Toda contagem do
tempo é contagem regressiva
É como algo “desperdiçado, dissipado suavemente”, que ela
goza do muito tempo que tem. O desperdício suave que se dissipa – imagem de
Hermann Hesse em “O lobo da estepe” – revela a culpa de quem gasta o que não se
acha no direito de possuir. Para expiar o pecado sem perdão, deixa o tempo
exagerado em sua carne escorrer sem pena entre as mãos. E mesmo assim não se desata
da impressão de que o futuro é um local distante, para onde, por mais que
corra, irá demorar a chegar.
Olha para o pulso – do tempo contado, acumulado e perdido...
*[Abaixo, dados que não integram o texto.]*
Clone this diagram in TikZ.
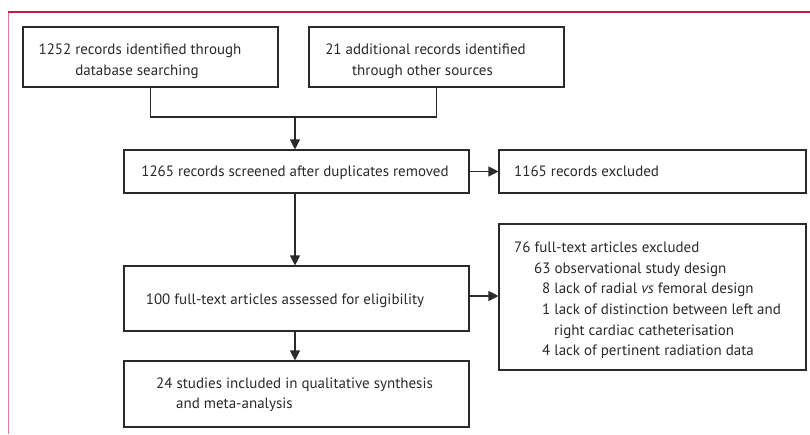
\documentclass[tikz,border=0pt]{standalone}
\usepackage{fontspec}
\setmainfont{PT Sans}
\usetikzlibrary{arrows.meta}
\definecolor{framered}{HTML}{C8184A}
\definecolor{framepink}{HTML}{E27A95}
\definecolor{ink}{HTML}{2A2A2A}
\tikzset{
  box/.style={draw=ink, line width=1.1pt, inner sep=0pt, fill=white},
  txt/.style={inner sep=0pt, anchor=base west, text=ink, font=\fontsize{15}{18}\selectfont},
  ctxt/.style={inner sep=0pt, anchor=base, text=ink, font=\fontsize{15}{18}\selectfont},
  conn/.style={draw=ink, line width=1.1pt},
  arr/.style={conn, -{Triangle[length=10pt,width=10pt]}}
}
\begin{document}
\begin{tikzpicture}[x=1pt,y=-1pt]
\useasboundingbox (0,0) rectangle (810,434);
\draw[framepink, line width=1.4pt] (8.5,434) -- (8.5,12);
\draw[framered, line width=1.4pt] (8,12) -- (810,12);

\node[box, minimum width=255pt, minimum height=60pt] (a) at (150.5,57) {};
\node[box, minimum width=255pt, minimum height=60pt] (b) at (436.5,57) {};
\node[box, minimum width=345pt, minimum height=43pt] (c) at (296.5,171.5) {};
\node[box, minimum width=307pt, minimum height=43pt] (d) at (652.5,171.5) {};
\node[box, minimum width=345pt, minimum height=65pt] (e) at (296.5,298.5) {};
\node[box, minimum width=307pt, minimum height=146pt] (f) at (652.5,297) {};
\node[box, minimum width=345pt, minimum height=66pt] (g) at (296.5,394) {};

\node[ctxt] (a1) at (140,54) {1252 records identified through};
\node[ctxt] (a2) at (137,75) {database searching};
\node[ctxt] (b1) at (425.5,54) {21 additional records identified};
\node[ctxt] (b2) at (422.5,75) {through other sources};
\node[ctxt] (c1) at (295,176) {1265 records screened after duplicates removed};
\node[txt] (d1) at (514,176) {1165 records excluded};
\node[ctxt] (e1) at (285,304) {100 full-text articles assessed for eligibility};
\node[txt] (f1) at (514,252) {76 full-text articles excluded};
\node[txt] (f2) at (534,273) {63 observational study design};
\node[txt] (f3) at (542,293.5) {8 lack of radial \textit{vs} femoral design};
\node[txt] (f4) at (542,314) {1 lack of distinction between left and};
\node[txt] (f5) at (554,335) {right cardiac catheterisation};
\node[txt] (f6) at (542,355.5) {4 lack of pertinent radiation data};
\node[txt] (g1) at (156,388) {24 studies included in qualitative synthesis};
\node[txt] (g2) at (176,408) {and meta-analysis};

\coordinate (j) at (295,117);
\draw[conn] (a.south) |- (j) -| (b.south);
\draw[arr] (j) -- (j |- c.north);
\draw[arr] (c.east) -- (d.west);
\draw[arr] (c.south -| j) -- (e.north -| j);
\draw[arr] ([yshift=2.5pt]e.east) -- ([yshift=2.5pt]e.east -| f.west);
\draw[arr] (e.south -| j) -- (g.north -| j);
\end{tikzpicture}
\end{document}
toda contagem do tempo é contagem regressiva – e imagina o próximo perigo: a
duração prolonga a ansiedade e o tédio, e os renova sempre que ela fita os
números girando no braço, na corrente eterna sob a pele. A liberdade, se
existe, é fora do tempo, pensa, enquanto antevê o minuto seguinte, a semana que
vem, o ano adiante.
Todo indivíduo é um relógio diferente... então como o tempo
poderia nos fazer iguais? Ela queria viver num mundo em que se partilhasse o
tempo comum, e fosse dispensado o conceito utópico da eternidade. O que é
eterno, além da prisão do tempo? Sair dessa prisão seria sair da ideia,
subitamente inútil, do infinito temporal. Sem a medida, que restaria do que se
mede?
Ela aposta que o que sobra é a poesia sem escala,
inconsumida, como o vazio incompreendido entre as estrelas, o vácuo entre
astros que se atraem. Quanto tempo dura um olhar? Como se conta o instante
relembrado inúmeras vezes, retocado pela memória e incorporado à imaginação –
que não se rende à contagem comum, ao cerceamento ilusório do grilhão
inexistente?
É preciso vencer a ilusão. Ela decide estancar o tempo,
deter o império da cronocracia. Tomar o poder do tempo, assaltar os seus
bancos, desafiar os mesquinhos guarda-costas, arrombar os cofres cheios de
tempo sem uso... e distribuir tudo para os sem-tempo, os pobres-coitados que
esmolam por horas velozes e dias curtos, que logo se vão.
O preço do amanhã (In
time, EUA, 2011)
Direção: Andrew Niccol.Com Olivia Wilde, Amanda Seyfried e Justin Timberlake.